Michelle Allen’s choices were North Georgia or Columbus State, though soccer at those places looked doubtful initially.
“With (a) nursing (major), I honestly was very blessed,” Michelle Allen said. “I was already in the nursing program here and I didn’t think I’d be able to transfer at all. Once you get into the nursing program, it’s really hard to get out of one and into another. I had to send all my syllabi. At first, North Georgia wouldn’t look at me. The coach went back, through the athletic director, and they were able to get them to evaluate my courses. It was a little bit harder for me.
“I really didn’t think there was a chance for me to transfer, so I’m really grateful to get a chance to play my senior year. … I didn’t want to be (at Armstrong) in the fall saying I should have just emailed them and tried, so I emailed some other schools. North Georgia contacted me back and said we’re going to try a little harder to see if we can get you in.”
In the end, the academic situation worked out nicely for Michelle Allen. She won’t lose any credits by transferring to North Georgia to play her senior soccer season. What she is losing is one final season of soccer with her twin sister.
The Allens, along with Lewis, played one final soccer game together March 31 with Armstrong, representing the Pirates in a spring exhibition match against USC-Beaufort.

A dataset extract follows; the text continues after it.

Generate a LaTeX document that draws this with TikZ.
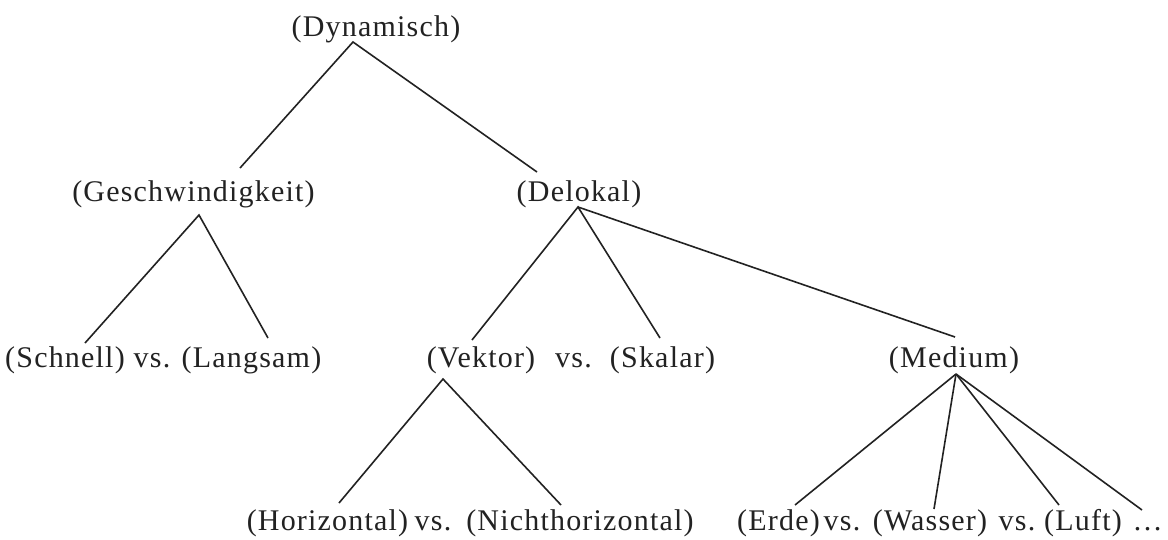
\documentclass[tikz,border=0pt]{standalone}
\usepackage{fontspec}
\setmainfont[LetterSpace=4]{Liberation Serif}
\usetikzlibrary{calc}
\definecolor{ink}{HTML}{222222}
\begin{document}
\begin{tikzpicture}[x=1pt,y=-1pt,
  term/.style={anchor=base,inner sep=0pt,text=ink,font=\fontsize{30}{36}\selectfont},
  branch/.style={draw=ink,line width=1.6pt}]
\useasboundingbox[fill=white] (0,0) rectangle (1168,539);
% row 1
\node[term] (dyn) at (376,36) {(Dynamisch)};
% row 2
\node[term] (gesch) at (193.5,201) {(Geschwindigkeit)};
\node[term] (del) at (579,201) {(Delokal)};
% row 3
\node[term] (schnell) at (65,367) {(Schnell)};
\node[term] (vs1) at (152,367) {vs.};
\node[term] (lang) at (251.5,367) {(Langsam)};
\node[term] (vek) at (481,367) {(Vektor)};
\node[term] (vs2) at (573.5,367) {vs.};
\node[term] (skal) at (662.5,367) {(Skalar)};
\node[term] (med) at (954,367) {(Medium)};
% row 4
\node[term] (hor) at (327.5,530) {(Horizontal)};
\node[term] (vs3) at (433,530) {vs.};
\node[term] (nicht) at (580,530) {(Nichthorizontal)};
\node[term] (erde) at (778.5,530) {(Erde)};
\node[term] (vs4) at (842,530) {vs.};
\node[term] (wasser) at (930,530) {(Wasser)};
\node[term] (vs5) at (1017,530) {vs.};
\node[term] (luft) at (1083,530) {(Luft)};
\node[term] (dots) at (1147.5,530) {\dots};
% attachment points
\coordinate (dynA) at ($(dyn.base)+(-23,6)$);
\coordinate (geschT) at ($(gesch.base)+(46.5,-33)$);
\coordinate (geschA) at ($(gesch.base)+(5.5,14)$);
\coordinate (delT) at ($(del.base)+(-42,-29)$);
\coordinate (delA) at ($(del.base)+(-1,6)$);
\coordinate (schnellT) at ($(schnell.base)+(20,-24)$);
\coordinate (langT) at ($(lang.base)+(16.5,-29)$);
\coordinate (vekT) at ($(vek.base)+(-9,-27)$);
\coordinate (vekA) at ($(vek.base)+(-38,12)$);
\coordinate (skalT) at ($(skal.base)+(-2.5,-29)$);
\coordinate (medT) at ($(med.base)+(1,-30)$);
\coordinate (medA) at ($(med.base)+(2,7)$);
\coordinate (horT) at ($(hor.base)+(11.5,-27)$);
\coordinate (nichtT) at ($(nicht.base)+(-19,-25)$);
\coordinate (erdeT) at ($(erde.base)+(16.5,-25)$);
\coordinate (wasserT) at ($(wasser.base)+(4,-21)$);
\coordinate (luftT) at ($(luft.base)+(-24,-25)$);
\coordinate (dotsT) at ($(dots.base)+(-5.5,-20)$);
% branches
\draw[branch] (geschT) -- (dynA) -- (delT);
\draw[branch] (schnellT) -- (geschA) -- (langT);
\draw[branch] (vekT) -- (delA) -- (skalT);
\draw[branch] (delA) -- (medT);
\draw[branch] (horT) -- (vekA) -- (nichtT);
\draw[branch] (medA) -- (erdeT);
\draw[branch] (medA) -- (wasserT);
\draw[branch] (medA) -- (luftT);
\draw[branch] (medA) -- (dotsT);
\end{tikzpicture}
\end{document}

Armstrong won the match 9-0, but it was a bittersweet occasion when reality set in that a half century of intercollegiate athletics at the school was nearing its end.
It was even more emotional for Jenny and Michelle Allen because it was their last time on the same team, a situation they never expected to face until their school’s consolidation with Georgia Southern. Both twins will be able to play college soccer in the fall, but the seniors will be divided by distance, Jenny in Greenville, S.C., and Michelle in Dahlonega.
“That’s definitely going to be weird,” Michelle Allen said. “I’m just glad we didn’t go to schools in the same conference. That would have been worse. But it’s definitely going to be hard. We’ve never been separated by more than two weeks. We’ll probably FaceTime every day.”